The city of Halifax’s top bureaucrat, Richard Butts, had threatened to withhold city services to the Metallica show unless MacKay paid money lost on last year’s Common concerts---the $359,550 that is at the centre of the concert loan scandal now rocking Halifax. The city provides police and fire services, and oversees vendor and building permit inspections for outdoor concerts; without those service the Metallica show would have been cancelled. But MacKay held his ground, correctly pointing out that under the terms of contracts for the Black Eyed Peas and Alan Jackson, he is absolved from paying any of the lost money.
Apparently in a bid to save face for both sides, however, MacKay has agreed to pay about $40,000 in upfront costs for services for the Metallica show---but despite erroneous reports to the contrary from other media outlets, that payment is *not* related to the lost $359,550. In any event, the show will go on.

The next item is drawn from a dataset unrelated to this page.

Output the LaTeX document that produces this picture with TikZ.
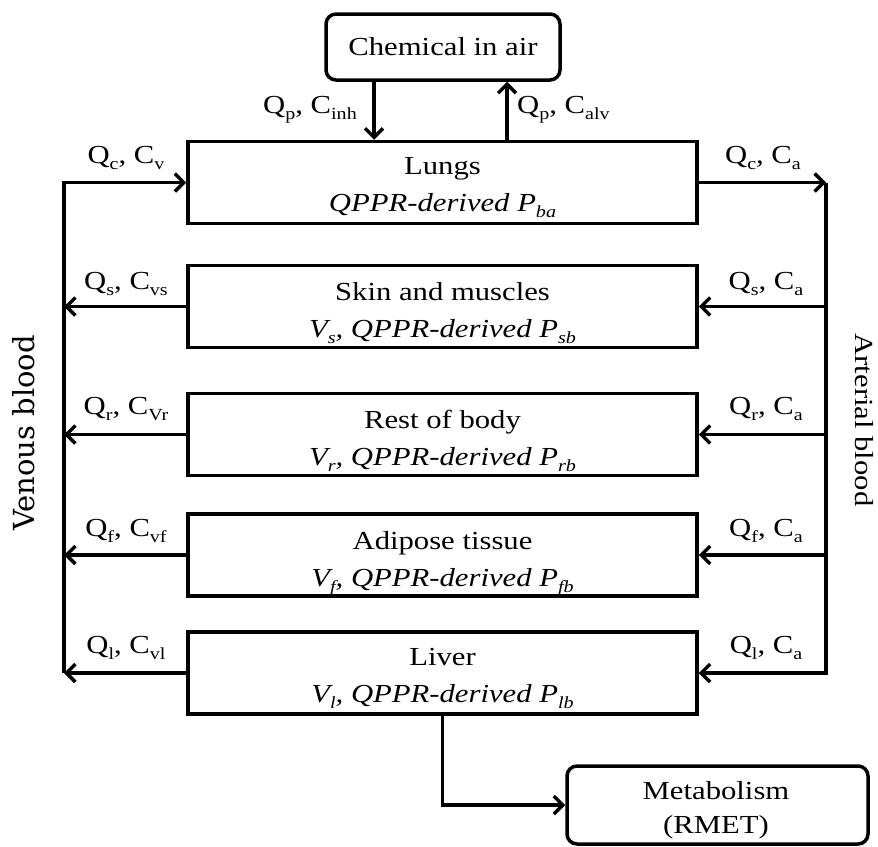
\documentclass[tikz,border=0pt]{standalone}
\usepackage{fontspec}
\setmainfont{Liberation Serif}[FakeStretch=1.18]
\newfontfamily\sidefont{DejaVu Serif}
\newcommand\lo[1]{\raisebox{-6pt}{\fontsize{17}{17}\selectfont #1}}
\usetikzlibrary{arrows.meta,calc}
\begin{document}
\begin{tikzpicture}[x=1pt,y=-1pt,
  box/.style={draw,line width=3.5pt,minimum width=509pt,minimum height=82pt,inner sep=0pt},
  rbox/.style={draw,line width=3.5pt,rounded corners=10pt,inner sep=0pt},
  txt/.style={font=\fontsize{26}{30}\selectfont,inner sep=0pt},
  lab/.style={font=\fontsize{26}{30}\selectfont,inner sep=0pt},
  conn/.style={line width=3.5pt},
  arr/.style={conn,-{Straight Barb[length=9pt,width=18pt]}},
]
\useasboundingbox (0,0) rectangle (878,846);

% boxes
\node[rbox,minimum width=234pt,minimum height=66pt,txt] (chem) at (443,47) {Chemical in air};
\node[box] (lungs) at (442.5,182.5) {};
\node[box] (skin) at (442.5,306.5) {};
\node[box] (rest) at (442.5,434.5) {};
\node[box] (adip) at (442.5,555) {};
\node[box] (liver) at (442.5,673) {};
\node[rbox,minimum width=301pt,minimum height=78pt] (metab) at (717.5,805) {};

% box texts
\node[txt,anchor=base] (lungsA) at ([yshift=-35pt]lungs.north) {Lungs};
\node[txt,anchor=base] (lungsB) at ([yshift=-72pt]lungs.north) {\itshape QPPR-derived P\lo{ba}};
\node[txt,anchor=base] (skinA) at ([yshift=-37pt]skin.north) {Skin and muscles};
\node[txt,anchor=base] (skinB) at ([yshift=-74pt]skin.north) {\itshape V\lo{s}, QPPR-derived P\lo{sb}};
\node[txt,anchor=base] (restA) at ([yshift=-37pt]rest.north) {Rest of body};
\node[txt,anchor=base] (restB) at ([yshift=-74pt]rest.north) {\itshape V\lo{r}, QPPR-derived P\lo{rb}};
\node[txt,anchor=base] (adipA) at ([yshift=-37pt]adip.north) {Adipose tissue};
\node[txt,anchor=base] (adipB) at ([yshift=-74pt]adip.north) {\itshape V\lo{f}, QPPR-derived P\lo{fb}};
\node[txt,anchor=base] (liverA) at ([yshift=-35pt]liver.north) {Liver};
\node[txt,anchor=base] (liverB) at ([yshift=-72pt]liver.north) {\itshape V\lo{l}, QPPR-derived P\lo{lb}};
\node[txt,anchor=base] (metabA) at (716,799) {Metabolism};
\node[txt,anchor=base] (metabB) at (716,833) {(RMET)};

% side lines
\coordinate (vx) at (64,0);
\coordinate (ax) at (826,0);

% chemical <-> lungs
\draw[arr] ([xshift=-69pt]chem.south) -- ([xshift=-69pt]chem.south |- lungs.north);
\draw[arr] ([xshift=64pt]chem.south |- lungs.north) -- ([xshift=64pt]chem.south);
\node[lab,anchor=base east] (inhl) at (357,113) {Q\lo{p}, C\lo{inh}};
\node[lab,anchor=base west] (alvl) at (517,113) {Q\lo{p}, C\lo{alv}};

% venous side
\draw[arr] (liver.west -| vx) -- (lungs.west -| vx) -- (lungs.west);
\draw[arr] (skin.west) -- (skin.west -| vx);
\draw[arr] (rest.west) -- (rest.west -| vx);
\draw[arr] (adip.west) -- (adip.west -| vx);
\draw[arr] (liver.west) -- (liver.west -| vx);

% arterial side
\draw[arr] (lungs.east) -- (lungs.east -| ax);
\draw[arr] (lungs.east -| ax) -- (liver.east -| ax) -- (liver.east);
\draw[arr] (skin.east -| ax) -- (skin.east);
\draw[arr] (rest.east -| ax) -- (rest.east);
\draw[arr] (adip.east -| ax) -- (adip.east);

% liver -> metabolism
\draw[arr] (liver.south) |- (metab.west);

% flow labels left
\node[lab,anchor=base] (l1) at (126,163) {Q\lo{c}, C\lo{v}};
\node[lab,anchor=base] (l2) at (126,289) {Q\lo{s}, C\lo{vs}};
\node[lab,anchor=base] (l3) at (126,414) {Q\lo{r}, C\lo{Vr}};
\node[lab,anchor=base] (l4) at (126,536) {Q\lo{f}, C\lo{vf}};
\node[lab,anchor=base] (l5) at (126,653) {Q\lo{l}, C\lo{vl}};
% flow labels right
\node[lab,anchor=base] (r1) at (763,163) {Q\lo{c}, C\lo{a}};
\node[lab,anchor=base] (r2) at (766,289) {Q\lo{s}, C\lo{a}};
\node[lab,anchor=base] (r3) at (766,414) {Q\lo{r}, C\lo{a}};
\node[lab,anchor=base] (r4) at (766,536) {Q\lo{f}, C\lo{a}};
\node[lab,anchor=base] (r5) at (766,653) {Q\lo{l}, C\lo{a}};

% side titles
\node[rotate=90,inner sep=0pt,font=\sidefont\fontsize{29}{30}\selectfont] (ven) at (24,433) {Venous blood};
\node[rotate=-90,inner sep=0pt,font=\fontsize{26}{30}\selectfont] (art) at (864,420) {Arterial blood};
\end{tikzpicture}
\end{document}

In May, The Coast interviewed David Bluestein, who oversees merchandizing for most big rock shows in Canada. Bluestein claimed that MacKay still owed Bluestein Export Import Inc. $63,000 related to merchandise sales for the Halifax Black Eyed Peas show. Unless the money was repaid, said Bluestein, he would not allow merchandise to be sold at the Metallica show.
Bluestein hasn’t returned phone calls as of press time, but people close to MacKay say the situation has been resolved, and Metallica attendees will be able to buy all the gear they want.